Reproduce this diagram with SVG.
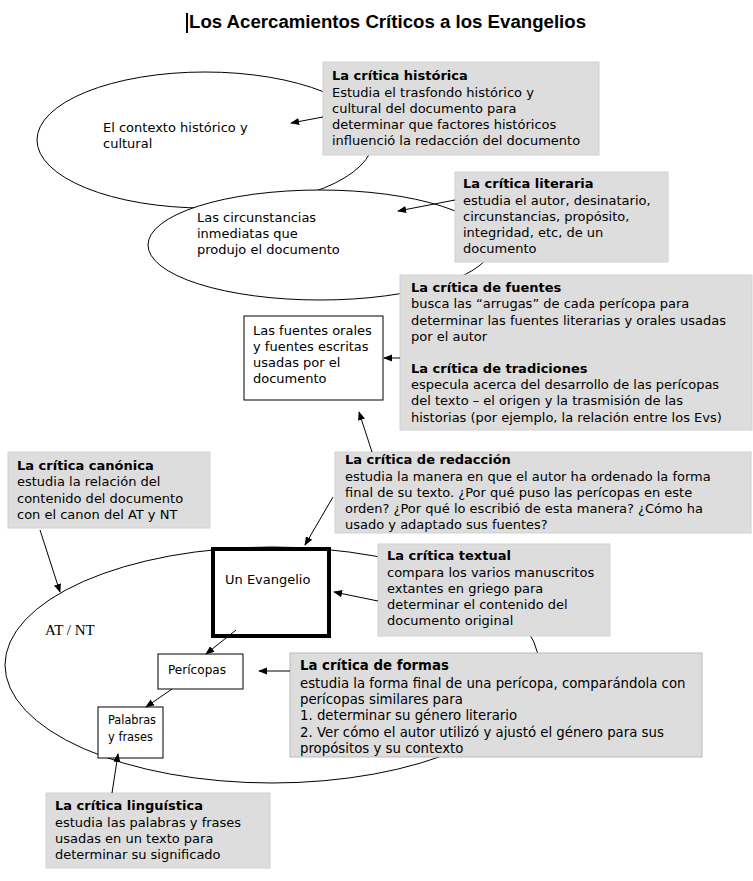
<svg xmlns="http://www.w3.org/2000/svg" width="753" height="881" viewBox="0 0 753 881">
<style>
.bg{fill:#ffffff}
.ell{fill:#ffffff;stroke:#000;stroke-width:1}
.gbox{fill:#dddddd;stroke:#d2d2d2;stroke-width:1}
.wbox{fill:#ffffff;stroke:#000;stroke-width:1}
.t{font-family:"DejaVu Sans",Verdana,sans-serif;font-size:13px;fill:#000}
.b{font-weight:bold}
.th{font-family:"DejaVu Sans",Tahoma,sans-serif;font-size:13px;fill:#000}
.thf{font-family:"DejaVu Sans",Tahoma,sans-serif;font-size:13.3px;fill:#000}
.title{font-family:"Liberation Sans",Arial,sans-serif;font-size:18px;font-weight:bold;fill:#000}
.serif{font-family:"Liberation Serif","Times New Roman",serif;font-size:15px;fill:#000}
.c{stroke:#000;stroke-width:1;fill:none;marker-end:url(#ah)}
</style>
<defs>
<marker id="ah" viewBox="0 0 10 10" refX="9" refY="5" markerWidth="9" markerHeight="9" markerUnits="userSpaceOnUse" orient="auto">
<path d="M0,1 L10,5 L0,9 z" fill="#000"/>
</marker>
</defs>
<rect class="bg" x="0" y="0" width="753" height="881"/>
<g id="title">
<rect x="186" y="13" width="2" height="20" fill="#000"/>
<text class="title" x="189" y="28" textLength="397" lengthAdjust="spacingAndGlyphs">Los Acercamientos Críticos a los Evangelios</text>
</g>
<g id="contexto">
<ellipse class="ell" cx="205" cy="140" rx="168" ry="68"/>
<text class="t" x="103" y="132">El contexto histórico y</text>
<text class="t" x="103" y="148">cultural</text>
</g>
<g id="circunstancias">
<ellipse class="ell" cx="320" cy="245" rx="172" ry="55"/>
<text class="t" x="197" y="222">Las circunstancias</text>
<text class="t" x="197" y="238">inmediatas que</text>
<text class="t" x="197" y="254">produjo el documento</text>
</g>
<g id="atnt">
<ellipse class="ell" cx="272" cy="665" rx="267" ry="118"/>
<text class="serif" x="45" y="635">AT / NT</text>
</g>
<g id="historica">
<rect class="gbox" x="323" y="62" width="276" height="93"/>
<text class="t b" x="332" y="80">La crítica histórica</text>
<text class="t" x="332" y="97">Estudia el trasfondo histórico y</text>
<text class="t" x="332" y="113">cultural del documento para</text>
<text class="t" x="332" y="129">determinar que factores históricos</text>
<text class="t" x="332" y="145">influenció la redacción del documento</text>
</g>
<g id="literaria">
<rect class="gbox" x="455" y="172" width="213" height="90"/>
<text class="t b" x="463" y="188">La crítica literaria</text>
<text class="t" x="463" y="205">estudia el autor, desinatario,</text>
<text class="t" x="463" y="221">circunstancias, propósito,</text>
<text class="t" x="463" y="237">integridad, etc, de un</text>
<text class="t" x="463" y="253">documento</text>
</g>
<g id="fuentes-tradiciones">
<rect class="gbox" x="400" y="275" width="352" height="155"/>
<text class="t b" x="411" y="292">La crítica de fuentes</text>
<text class="t" x="411" y="308">busca las “arrugas” de cada perícopa para</text>
<text class="t" x="411" y="325">determinar las fuentes literarias y orales usadas</text>
<text class="t" x="411" y="341">por el autor</text>
<text class="t b" x="411" y="373">La crítica de tradiciones</text>
<text class="t" x="411" y="389">especula acerca del desarrollo de las perícopas</text>
<text class="t" x="411" y="405">del texto – el origen y la trasmisión de las</text>
<text class="t" x="411" y="422">historias (por ejemplo, la relación entre los Evs)</text>
</g>
<g id="fuentes-orales">
<rect class="wbox" x="244" y="316" width="139" height="84"/>
<text class="t" x="253" y="335">Las fuentes orales</text>
<text class="t" x="253" y="351">y fuentes escritas</text>
<text class="t" x="253" y="367">usadas por el</text>
<text class="t" x="253" y="383">documento</text>
</g>
<g id="canonica">
<rect class="gbox" x="8" y="452" width="202" height="76"/>
<text class="t b" x="17" y="470">La crítica canónica</text>
<text class="t" x="17" y="486">estudia la relación del</text>
<text class="t" x="17" y="503">contenido del documento</text>
<text class="t" x="17" y="519">con el canon del AT y NT</text>
</g>
<g id="redaccion">
<rect class="gbox" x="335" y="452" width="416" height="81"/>
<text class="t b" x="345" y="464">La crítica de redacción</text>
<text class="t" x="345" y="481">estudia la manera en que el autor ha ordenado la forma</text>
<text class="t" x="345" y="497">final de su texto. ¿Por qué puso las perícopas en este</text>
<text class="t" x="345" y="513">orden? ¿Por qué lo escribió de esta manera? ¿Cómo ha</text>
<text class="t" x="345" y="529">usado y adaptado sus fuentes?</text>
</g>
<g id="evangelio">
<rect x="213" y="549" width="116" height="87" fill="#fff" stroke="#000" stroke-width="4"/>
<text class="th" x="225" y="584">Un Evangelio</text>
</g>
<g id="textual">
<rect class="gbox" x="378" y="544" width="232" height="92"/>
<text class="th b" x="387" y="560">La crítica textual</text>
<text class="th" x="387" y="577">compara los varios manuscritos</text>
<text class="th" x="387" y="593">extantes en griego para</text>
<text class="th" x="387" y="609">determinar el contenido del</text>
<text class="th" x="387" y="625">documento original</text>
</g>
<g id="pericopas">
<rect class="wbox" x="158" y="654" width="85" height="35"/>
<text class="th" x="168" y="674" textLength="58" lengthAdjust="spacingAndGlyphs">Perícopas</text>
</g>
<g id="formas">
<rect x="290" y="653" width="412" height="104" fill="#dddddd" stroke="#bbbbbb"/>
<text class="thf b" x="300" y="670">La crítica de formas</text>
<text class="thf" x="300" y="688">estudia la forma final de una perícopa, comparándola con</text>
<text class="thf" x="300" y="704">perícopas similares para</text>
<text class="thf" x="300" y="720">1. determinar su género literario</text>
<text class="thf" x="300" y="737">2. Ver cómo el autor utilizó y ajustó el género para sus</text>
<text class="thf" x="300" y="753">propósitos y su contexto</text>
</g>
<g id="palabras">
<rect class="wbox" x="98" y="707" width="65" height="51"/>
<text class="th" x="108" y="724" textLength="48" lengthAdjust="spacingAndGlyphs">Palabras</text>
<text class="th" x="108" y="741" textLength="45" lengthAdjust="spacingAndGlyphs">y frases</text>
</g>
<g id="linguistica">
<rect class="gbox" x="46" y="793" width="224" height="75"/>
<text class="t b" x="55" y="810">La crítica linguística</text>
<text class="t" x="55" y="827">estudia las palabras y frases</text>
<text class="t" x="55" y="843">usadas en un texto para</text>
<text class="t" x="55" y="859">determinar su significado</text>
</g>
<g id="connectors">
<line class="c" x1="323" y1="117" x2="291" y2="123"/>
<line class="c" x1="455" y1="200" x2="398" y2="211"/>
<line class="c" x1="400" y1="358" x2="384" y2="358"/>
<line class="c" x1="372" y1="452" x2="359" y2="412"/>
<line class="c" x1="333" y1="497" x2="305" y2="545"/>
<line class="c" x1="40" y1="530" x2="60" y2="592"/>
<line class="c" x1="378" y1="601" x2="334" y2="592"/>
<line class="c" x1="236" y1="630" x2="206" y2="654"/>
<line class="c" x1="290" y1="671" x2="259" y2="671"/>
<line class="c" x1="172" y1="689" x2="146" y2="707"/>
<line class="c" x1="112" y1="793" x2="118" y2="754"/>
</g>
</svg>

====

» What is needed
Copy all the data exactly as written, but skip any picture.

» Completed exercise
Reproduce this diagram with SVG.
<svg xmlns="http://www.w3.org/2000/svg" width="753" height="881" viewBox="0 0 753 881">
<style>
.bg{fill:#ffffff}
.ell{fill:#ffffff;stroke:#000;stroke-width:1}
.gbox{fill:#dddddd;stroke:#d2d2d2;stroke-width:1}
.wbox{fill:#ffffff;stroke:#000;stroke-width:1}
.t{font-family:"DejaVu Sans",Verdana,sans-serif;font-size:13px;fill:#000}
.b{font-weight:bold}
.th{font-family:"DejaVu Sans",Tahoma,sans-serif;font-size:13px;fill:#000}
.thf{font-family:"DejaVu Sans",Tahoma,sans-serif;font-size:13.3px;fill:#000}
.title{font-family:"Liberation Sans",Arial,sans-serif;font-size:18px;font-weight:bold;fill:#000}
.serif{font-family:"Liberation Serif","Times New Roman",serif;font-size:15px;fill:#000}
.c{stroke:#000;stroke-width:1;fill:none;marker-end:url(#ah)}
</style>
<defs>
<marker id="ah" viewBox="0 0 10 10" refX="9" refY="5" markerWidth="9" markerHeight="9" markerUnits="userSpaceOnUse" orient="auto">
<path d="M0,1 L10,5 L0,9 z" fill="#000"/>
</marker>
</defs>
<rect class="bg" x="0" y="0" width="753" height="881"/>
<g id="title">
<rect x="186" y="13" width="2" height="20" fill="#000"/>
<text class="title" x="189" y="28" textLength="397" lengthAdjust="spacingAndGlyphs">Los Acercamientos Críticos a los Evangelios</text>
</g>
<g id="contexto">
<ellipse class="ell" cx="205" cy="140" rx="168" ry="68"/>
<text class="t" x="103" y="132">El contexto histórico y</text>
<text class="t" x="103" y="148">cultural</text>
</g>
<g id="circunstancias">
<ellipse class="ell" cx="320" cy="245" rx="172" ry="55"/>
<text class="t" x="197" y="222">Las circunstancias</text>
<text class="t" x="197" y="238">inmediatas que</text>
<text class="t" x="197" y="254">produjo el documento</text>
</g>
<g id="atnt">
<ellipse class="ell" cx="272" cy="665" rx="267" ry="118"/>
<text class="serif" x="45" y="635">AT / NT</text>
</g>
<g id="historica">
<rect class="gbox" x="323" y="62" width="276" height="93"/>
<text class="t b" x="332" y="80">La crítica histórica</text>
<text class="t" x="332" y="97">Estudia el trasfondo histórico y</text>
<text class="t" x="332" y="113">cultural del documento para</text>
<text class="t" x="332" y="129">determinar que factores históricos</text>
<text class="t" x="332" y="145">influenció la redacción del documento</text>
</g>
<g id="literaria">
<rect class="gbox" x="455" y="172" width="213" height="90"/>
<text class="t b" x="463" y="188">La crítica literaria</text>
<text class="t" x="463" y="205">estudia el autor, desinatario,</text>
<text class="t" x="463" y="221">circunstancias, propósito,</text>
<text class="t" x="463" y="237">integridad, etc, de un</text>
<text class="t" x="463" y="253">documento</text>
</g>
<g id="fuentes-tradiciones">
<rect class="gbox" x="400" y="275" width="352" height="155"/>
<text class="t b" x="411" y="292">La crítica de fuentes</text>
<text class="t" x="411" y="308">busca las “arrugas” de cada perícopa para</text>
<text class="t" x="411" y="325">determinar las fuentes literarias y orales usadas</text>
<text class="t" x="411" y="341">por el autor</text>
<text class="t b" x="411" y="373">La crítica de tradiciones</text>
<text class="t" x="411" y="389">especula acerca del desarrollo de las perícopas</text>
<text class="t" x="411" y="405">del texto – el origen y la trasmisión de las</text>
<text class="t" x="411" y="422">historias (por ejemplo, la relación entre los Evs)</text>
</g>
<g id="fuentes-orales">
<rect class="wbox" x="244" y="316" width="139" height="84"/>
<text class="t" x="253" y="335">Las fuentes orales</text>
<text class="t" x="253" y="351">y fuentes escritas</text>
<text class="t" x="253" y="367">usadas por el</text>
<text class="t" x="253" y="383">documento</text>
</g>
<g id="canonica">
<rect class="gbox" x="8" y="452" width="202" height="76"/>
<text class="t b" x="17" y="470">La crítica canónica</text>
<text class="t" x="17" y="486">estudia la relación del</text>
<text class="t" x="17" y="503">contenido del documento</text>
<text class="t" x="17" y="519">con el canon del AT y NT</text>
</g>
<g id="redaccion">
<rect class="gbox" x="335" y="452" width="416" height="81"/>
<text class="t b" x="345" y="464">La crítica de redacción</text>
<text class="t" x="345" y="481">estudia la manera en que el autor ha ordenado la forma</text>
<text class="t" x="345" y="497">final de su texto. ¿Por qué puso las perícopas en este</text>
<text class="t" x="345" y="513">orden? ¿Por qué lo escribió de esta manera? ¿Cómo ha</text>
<text class="t" x="345" y="529">usado y adaptado sus fuentes?</text>
</g>
<g id="evangelio">
<rect x="213" y="549" width="116" height="87" fill="#fff" stroke="#000" stroke-width="4"/>
<text class="th" x="225" y="584">Un Evangelio</text>
</g>
<g id="textual">
<rect class="gbox" x="378" y="544" width="232" height="92"/>
<text class="th b" x="387" y="560">La crítica textual</text>
<text class="th" x="387" y="577">compara los varios manuscritos</text>
<text class="th" x="387" y="593">extantes en griego para</text>
<text class="th" x="387" y="609">determinar el contenido del</text>
<text class="th" x="387" y="625">documento original</text>
</g>
<g id="pericopas">
<rect class="wbox" x="158" y="654" width="85" height="35"/>
<text class="th" x="168" y="674" textLength="58" lengthAdjust="spacingAndGlyphs">Perícopas</text>
</g>
<g id="formas">
<rect x="290" y="653" width="412" height="104" fill="#dddddd" stroke="#bbbbbb"/>
<text class="thf b" x="300" y="670">La crítica de formas</text>
<text class="thf" x="300" y="688">estudia la forma final de una perícopa, comparándola con</text>
<text class="thf" x="300" y="704">perícopas similares para</text>
<text class="thf" x="300" y="720">1. determinar su género literario</text>
<text class="thf" x="300" y="737">2. Ver cómo el autor utilizó y ajustó el género para sus</text>
<text class="thf" x="300" y="753">propósitos y su contexto</text>
</g>
<g id="palabras">
<rect class="wbox" x="98" y="707" width="65" height="51"/>
<text class="th" x="108" y="724" textLength="48" lengthAdjust="spacingAndGlyphs">Palabras</text>
<text class="th" x="108" y="741" textLength="45" lengthAdjust="spacingAndGlyphs">y frases</text>
</g>
<g id="linguistica">
<rect class="gbox" x="46" y="793" width="224" height="75"/>
<text class="t b" x="55" y="810">La crítica linguística</text>
<text class="t" x="55" y="827">estudia las palabras y frases</text>
<text class="t" x="55" y="843">usadas en un texto para</text>
<text class="t" x="55" y="859">determinar su significado</text>
</g>
<g id="connectors">
<line class="c" x1="323" y1="117" x2="291" y2="123"/>
<line class="c" x1="455" y1="200" x2="398" y2="211"/>
<line class="c" x1="400" y1="358" x2="384" y2="358"/>
<line class="c" x1="372" y1="452" x2="359" y2="412"/>
<line class="c" x1="333" y1="497" x2="305" y2="545"/>
<line class="c" x1="40" y1="530" x2="60" y2="592"/>
<line class="c" x1="378" y1="601" x2="334" y2="592"/>
<line class="c" x1="236" y1="630" x2="206" y2="654"/>
<line class="c" x1="290" y1="671" x2="259" y2="671"/>
<line class="c" x1="172" y1="689" x2="146" y2="707"/>
<line class="c" x1="112" y1="793" x2="118" y2="754"/>
</g>
</svg>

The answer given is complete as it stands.